One of the most interesting sections in the book, in my opinion, is the analysis of the theological/Scriptural arguments used by proslavery clergy to not only defend slavery, but to attack antislavery efforts as heretical and "against God's will". Fornieri takes this topic, which is seldom-discussed (particularly by modern-day Confederacy apologists) and shows how Lincoln elegantly and effectively countered the alleged Scriptural defenses for slavery.

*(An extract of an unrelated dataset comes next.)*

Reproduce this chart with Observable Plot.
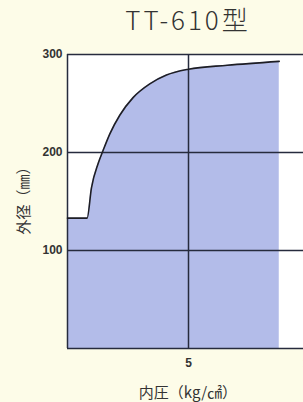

The book, being a work of academic research, is not an easy or casual read by any means, but it is well-written and well-researched, and is accessible and compelling enough to hold the interest of those interested in learning more about Lincoln's personal and political philosophies as well as the use and misuse of Scripture during Lincoln's time.
Winn Winn
Rarely does a scholoraly book come to market that appeals greatly to me. Especially so in the vast collection of Lincoln books that are so readily available. Many are either dedicated to the proposition that he was a racist fool or a great Emancipator. But this book is outstanding and unique. Carefully argued, Dr. Fornieri illustrates superbly Lincoln's biblical faith and how he mastered using it without sounding like a zealot. Lincoln's masterery of the English language is unparallled and this book shows with solid research this fact. In addition, the book provides a fascinating critique of the southern politic and clergy who argued that slavery was biblically ordained. How Lincoln deftly argued on the contrary is an American miracle and Dr. Fornieri has illuminated this fact expertly. Read this book slowly, because it is worth digesting. Lincoln always wrote for the ear, not the eye so he urged those who read his letters to read them slowly out loud. Try doing this with this book and it will hit home. Outstanding book on our best president - the 16th one. There are never too many good books on any topic and Lincoln remains a great source for the able scholar and history lover.